# Shortcut icons UAC overlay



## Natsuke (Apr 15, 2011)

Hi all.
I have a really frustrating situation. I want to get rid of that overlay on my app shortcuts on desktop, but can't do it.
I tried all methods - deleting icon cache file, lowering UAC, replacing icon with another etc...but no avail.

I don't want to lower UAC settings as its for security. 

Thing is, I'm logged on as administrator, but just a few app shortcuts have this overlay shield (Lotro for example).
I thought it's use is for non-admins to run certain apps easier, but why is it showing overlay if I'm admin?

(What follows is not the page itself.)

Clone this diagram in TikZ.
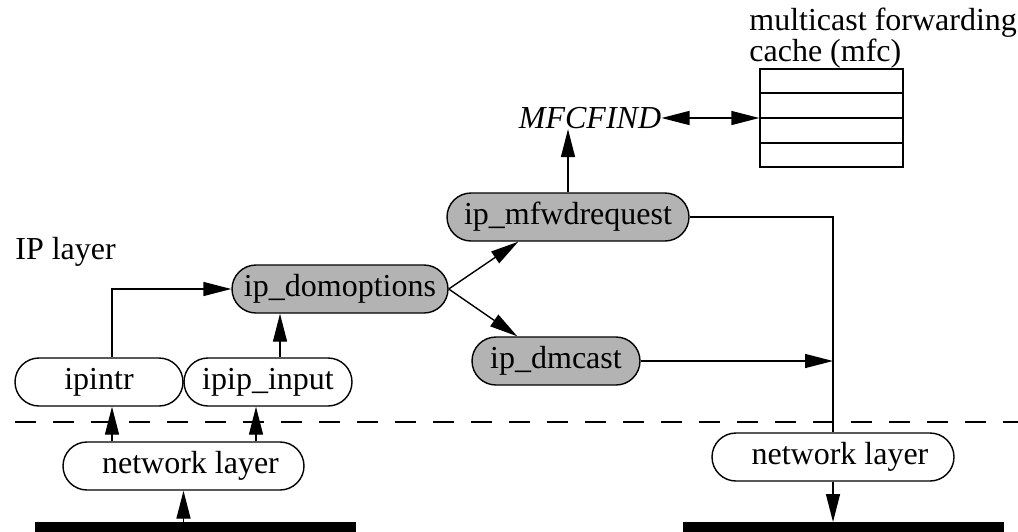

It' not just that icons become really ugly, it's also I need to confirm I want to run that program. Isn't it unneccessary if I'm admin?

Thanks in advance.


----------



## Masterchiefxx17 (Feb 27, 2010)

What overlay are you speaking of? Can you provide us with a screenshot?


----------



## Natsuke (Apr 15, 2011)

I'm not at home at the moment, but it's a blue-yellow colored shield in lower right part of shortcut.


----------



## Masterchiefxx17 (Feb 27, 2010)

Ah, that means the file will use administrative rights to launch the program. It shouldn't be on every icon, but some that need it.


----------



## Natsuke (Apr 15, 2011)

Hmm, seems I had put "run as admin" option under compatibility for some reason. Will try removing it and running normally.


----------